Short problem >>
Copy out the entries in full and with complete accuracy; pictures are excluded.

** START Data in this exercise **

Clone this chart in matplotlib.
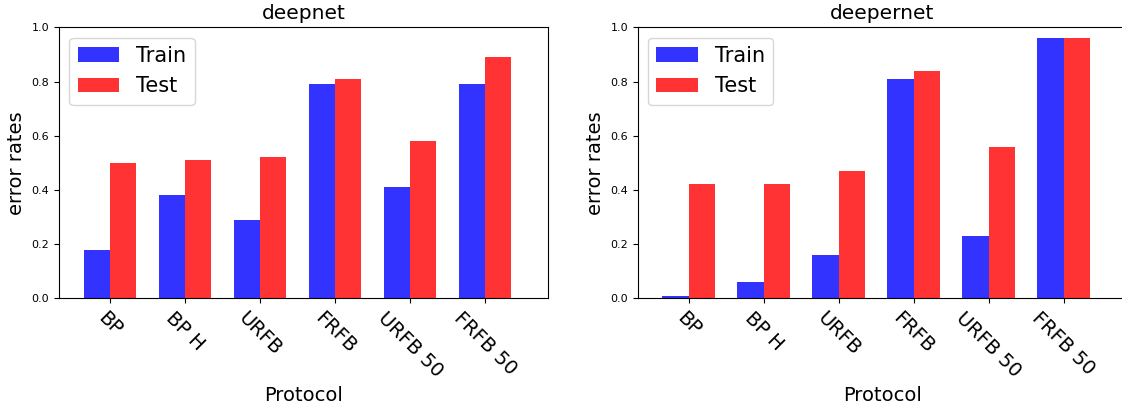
import numpy as np
import matplotlib
matplotlib.use('Agg')
import matplotlib.pyplot as plt

protocols = ['BP', 'BP H', 'URFB', 'FRFB', 'URFB 50', 'FRFB 50']

deepnet_train = [0.18, 0.38, 0.29, 0.79, 0.41, 0.79]
deepnet_test = [0.50, 0.51, 0.52, 0.81, 0.58, 0.89]

deepernet_train = [0.01, 0.06, 0.16, 0.81, 0.23, 0.96]
deepernet_test = [0.42, 0.42, 0.47, 0.84, 0.56, 0.96]

bar_width = 0.35
opacity = 0.8


def plot_errors(ax, train, test, title):
    index = np.arange(len(protocols))
    ax.bar(index, train, bar_width, alpha=opacity, color='b', label='Train')
    ax.bar(index + bar_width, test, bar_width, alpha=opacity, color='r', label='Test')
    ax.set_title(title, fontsize=14.5)
    ax.set_xlabel('Protocol', fontsize=14)
    ax.set_ylabel('error rates', fontsize=14)
    ax.set_xticks(index + bar_width / 2)
    ax.set_xticklabels(protocols, rotation=-45, fontsize=14)
    ax.tick_params(axis='y', labelsize=8)
    ax.set_ylim(0, 1.0)
    ax.set_xlim(-0.505, 6.015)
    ax.legend(loc='upper left', fontsize=15)


fig = plt.figure(figsize=(11.22, 4.07), dpi=100)
ax1 = fig.add_axes([0.0526, 0.2671, 0.4358, 0.6658])
ax2 = fig.add_axes([0.5684, 0.2671, 0.4358, 0.6658])

plot_errors(ax1, deepnet_train, deepnet_test, 'deepnet')
plot_errors(ax2, deepernet_train, deepernet_test, 'deepernet')

fig.savefig('out.png', dpi=100)
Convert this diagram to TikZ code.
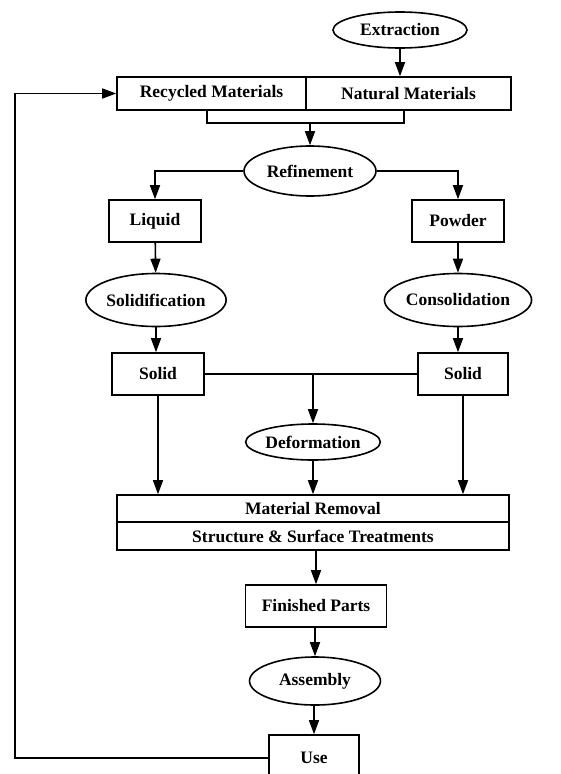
\documentclass[tikz,border=0pt]{standalone}
\usepackage{fontspec}
\setmainfont{Liberation Serif}
\usetikzlibrary{arrows.meta,shapes.geometric,positioning}

\tikzset{
  box/.style={draw,line width=1.6pt,rectangle,inner sep=0pt,font=\bfseries\fontsize{17.5}{20}\selectfont},
  oval/.style={draw,line width=1.6pt,ellipse,inner sep=0pt,font=\bfseries\fontsize{17.5}{20}\selectfont},
  flow/.style={line width=1.6pt,-{Triangle[length=14pt,width=10pt]}},
  link/.style={line width=1.6pt}
}

\begin{document}
\begin{tikzpicture}[x=1pt,y=-1pt]
  % page size 560x774, origin top left
  \useasboundingbox (0,0) rectangle (560,774);
  \clip (0,0) rectangle (560,774);

  % raw materials
  \node[oval,minimum width=134pt,minimum height=36pt] (extr) at (400,30) {Extraction};
  \node[box,minimum width=189pt,minimum height=33pt] (recyc) at (211.5,93.5) {Recycled Materials};
  \node[box,minimum width=205pt,minimum height=33pt] (natur) at (408.5,93.5) {Natural Materials};
  \draw[flow] (extr) -- (extr |- natur.north);

  % bracket under the two materials, then refinement
  \coordinate (brl) at (207,123);
  \coordinate (brr) at (404,123);
  \coordinate (brm) at (310,123);
  \draw[link] (recyc.south -| brl) -- (brl) -- (brr) -- (natur.south -| brr);
  \node[oval,minimum width=132pt,minimum height=50pt] (refin) at (310,171) {Refinement};
  \draw[flow] (brm) -- (refin.north);

  % liquid and powder routes
  \node[box,minimum width=92pt,minimum height=42pt] (liquid) at (155,221) {Liquid};
  \node[box,minimum width=92pt,minimum height=42pt] (powder) at (458,221) {Powder};
  \draw[flow] (refin.west) -| (liquid.north);
  \draw[flow] (refin.east) -| (powder.north);

  \node[oval,minimum width=130pt,minimum height=53pt] (solidif) at (156,300) {Solidification};
  \node[oval,minimum width=124pt,minimum height=53pt] (consol) at (458,300) {Consolidation};
  \draw[flow] (liquid) -- (solidif);
  \draw[flow] (powder) -- (consol);

  \node[box,minimum width=92pt,minimum height=42pt] (solidl) at (158,374) {Solid};
  \node[box,minimum width=90pt,minimum height=42pt] (solidr) at (463,374) {Solid};
  \draw[flow] (solidif) -- (solidif |- solidl.north);
  \draw[flow] (consol) -- (consol |- solidr.north);

  % deformation branch
  \node[oval,minimum width=132pt,minimum height=36pt] (deform) at (313,442) {Deformation};
  \coordinate (join) at (313,374);
  \draw[link] (solidl.east) -- (solidr.west);
  \draw[flow] (join) -- (deform.north);

  % removal and treatments
  \node[box,minimum width=392pt,minimum height=27pt] (remov) at (313,508.5) {Material Removal};
  \node[box,minimum width=392pt,minimum height=28pt] (treat) at (313,536) {Structure \& Surface Treatments};
  \draw[flow] (solidl.south) -- (solidl.south |- remov.north);
  \draw[flow] (solidr.south) -- (solidr.south |- remov.north);
  \draw[flow] (deform.south) -- (remov.north -| deform.south);

  % parts, assembly, use
  \node[box,minimum width=141pt,minimum height=42pt] (parts) at (316,606) {Finished Parts};
  \node[oval,minimum width=131pt,minimum height=48pt] (assem) at (315,681) {Assembly};
  \node[box,minimum width=90pt,minimum height=46pt] (use) at (314,758) {Use};
  \draw[flow] (treat.south -| parts.north) -- (parts.north);
  \draw[flow] (parts.south -| assem.north) -- (assem.north);
  \draw[flow] (assem.south -| use.north) -- (use.north);

  % recycling loop back to the top
  \coordinate (loop) at (15,758);
  \draw[flow] (use.west) -- (loop) |- (recyc.west);
\end{tikzpicture}
\end{document}
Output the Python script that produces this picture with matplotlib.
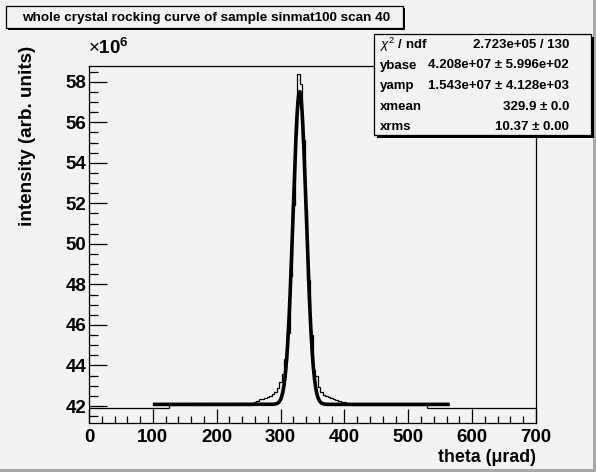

** END Data in this exercise **

Written answer >>
Clone this chart in matplotlib.
import numpy as np
import matplotlib
matplotlib.use('Agg')
import matplotlib.pyplot as plt

protocols = ['BP', 'BP H', 'URFB', 'FRFB', 'URFB 50', 'FRFB 50']

deepnet_train = [0.18, 0.38, 0.29, 0.79, 0.41, 0.79]
deepnet_test = [0.50, 0.51, 0.52, 0.81, 0.58, 0.89]

deepernet_train = [0.01, 0.06, 0.16, 0.81, 0.23, 0.96]
deepernet_test = [0.42, 0.42, 0.47, 0.84, 0.56, 0.96]

bar_width = 0.35
opacity = 0.8


def plot_errors(ax, train, test, title):
    index = np.arange(len(protocols))
    ax.bar(index, train, bar_width, alpha=opacity, color='b', label='Train')
    ax.bar(index + bar_width, test, bar_width, alpha=opacity, color='r', label='Test')
    ax.set_title(title, fontsize=14.5)
    ax.set_xlabel('Protocol', fontsize=14)
    ax.set_ylabel('error rates', fontsize=14)
    ax.set_xticks(index + bar_width / 2)
    ax.set_xticklabels(protocols, rotation=-45, fontsize=14)
    ax.tick_params(axis='y', labelsize=8)
    ax.set_ylim(0, 1.0)
    ax.set_xlim(-0.505, 6.015)
    ax.legend(loc='upper left', fontsize=15)


fig = plt.figure(figsize=(11.22, 4.07), dpi=100)
ax1 = fig.add_axes([0.0526, 0.2671, 0.4358, 0.6658])
ax2 = fig.add_axes([0.5684, 0.2671, 0.4358, 0.6658])

plot_errors(ax1, deepnet_train, deepnet_test, 'deepnet')
plot_errors(ax2, deepernet_train, deepernet_test, 'deepernet')

fig.savefig('out.png', dpi=100)
Convert this diagram to TikZ code.
\documentclass[tikz,border=0pt]{standalone}
\usepackage{fontspec}
\setmainfont{Liberation Serif}
\usetikzlibrary{arrows.meta,shapes.geometric,positioning}

\tikzset{
  box/.style={draw,line width=1.6pt,rectangle,inner sep=0pt,font=\bfseries\fontsize{17.5}{20}\selectfont},
  oval/.style={draw,line width=1.6pt,ellipse,inner sep=0pt,font=\bfseries\fontsize{17.5}{20}\selectfont},
  flow/.style={line width=1.6pt,-{Triangle[length=14pt,width=10pt]}},
  link/.style={line width=1.6pt}
}

\begin{document}
\begin{tikzpicture}[x=1pt,y=-1pt]
  % page size 560x774, origin top left
  \useasboundingbox (0,0) rectangle (560,774);
  \clip (0,0) rectangle (560,774);

  % raw materials
  \node[oval,minimum width=134pt,minimum height=36pt] (extr) at (400,30) {Extraction};
  \node[box,minimum width=189pt,minimum height=33pt] (recyc) at (211.5,93.5) {Recycled Materials};
  \node[box,minimum width=205pt,minimum height=33pt] (natur) at (408.5,93.5) {Natural Materials};
  \draw[flow] (extr) -- (extr |- natur.north);

  % bracket under the two materials, then refinement
  \coordinate (brl) at (207,123);
  \coordinate (brr) at (404,123);
  \coordinate (brm) at (310,123);
  \draw[link] (recyc.south -| brl) -- (brl) -- (brr) -- (natur.south -| brr);
  \node[oval,minimum width=132pt,minimum height=50pt] (refin) at (310,171) {Refinement};
  \draw[flow] (brm) -- (refin.north);

  % liquid and powder routes
  \node[box,minimum width=92pt,minimum height=42pt] (liquid) at (155,221) {Liquid};
  \node[box,minimum width=92pt,minimum height=42pt] (powder) at (458,221) {Powder};
  \draw[flow] (refin.west) -| (liquid.north);
  \draw[flow] (refin.east) -| (powder.north);

  \node[oval,minimum width=130pt,minimum height=53pt] (solidif) at (156,300) {Solidification};
  \node[oval,minimum width=124pt,minimum height=53pt] (consol) at (458,300) {Consolidation};
  \draw[flow] (liquid) -- (solidif);
  \draw[flow] (powder) -- (consol);

  \node[box,minimum width=92pt,minimum height=42pt] (solidl) at (158,374) {Solid};
  \node[box,minimum width=90pt,minimum height=42pt] (solidr) at (463,374) {Solid};
  \draw[flow] (solidif) -- (solidif |- solidl.north);
  \draw[flow] (consol) -- (consol |- solidr.north);

  % deformation branch
  \node[oval,minimum width=132pt,minimum height=36pt] (deform) at (313,442) {Deformation};
  \coordinate (join) at (313,374);
  \draw[link] (solidl.east) -- (solidr.west);
  \draw[flow] (join) -- (deform.north);

  % removal and treatments
  \node[box,minimum width=392pt,minimum height=27pt] (remov) at (313,508.5) {Material Removal};
  \node[box,minimum width=392pt,minimum height=28pt] (treat) at (313,536) {Structure \& Surface Treatments};
  \draw[flow] (solidl.south) -- (solidl.south |- remov.north);
  \draw[flow] (solidr.south) -- (solidr.south |- remov.north);
  \draw[flow] (deform.south) -- (remov.north -| deform.south);

  % parts, assembly, use
  \node[box,minimum width=141pt,minimum height=42pt] (parts) at (316,606) {Finished Parts};
  \node[oval,minimum width=131pt,minimum height=48pt] (assem) at (315,681) {Assembly};
  \node[box,minimum width=90pt,minimum height=46pt] (use) at (314,758) {Use};
  \draw[flow] (treat.south -| parts.north) -- (parts.north);
  \draw[flow] (parts.south -| assem.north) -- (assem.north);
  \draw[flow] (assem.south -| use.north) -- (use.north);

  % recycling loop back to the top
  \coordinate (loop) at (15,758);
  \draw[flow] (use.west) -- (loop) |- (recyc.west);
\end{tikzpicture}
\end{document}
Output the Python script that produces this picture with matplotlib.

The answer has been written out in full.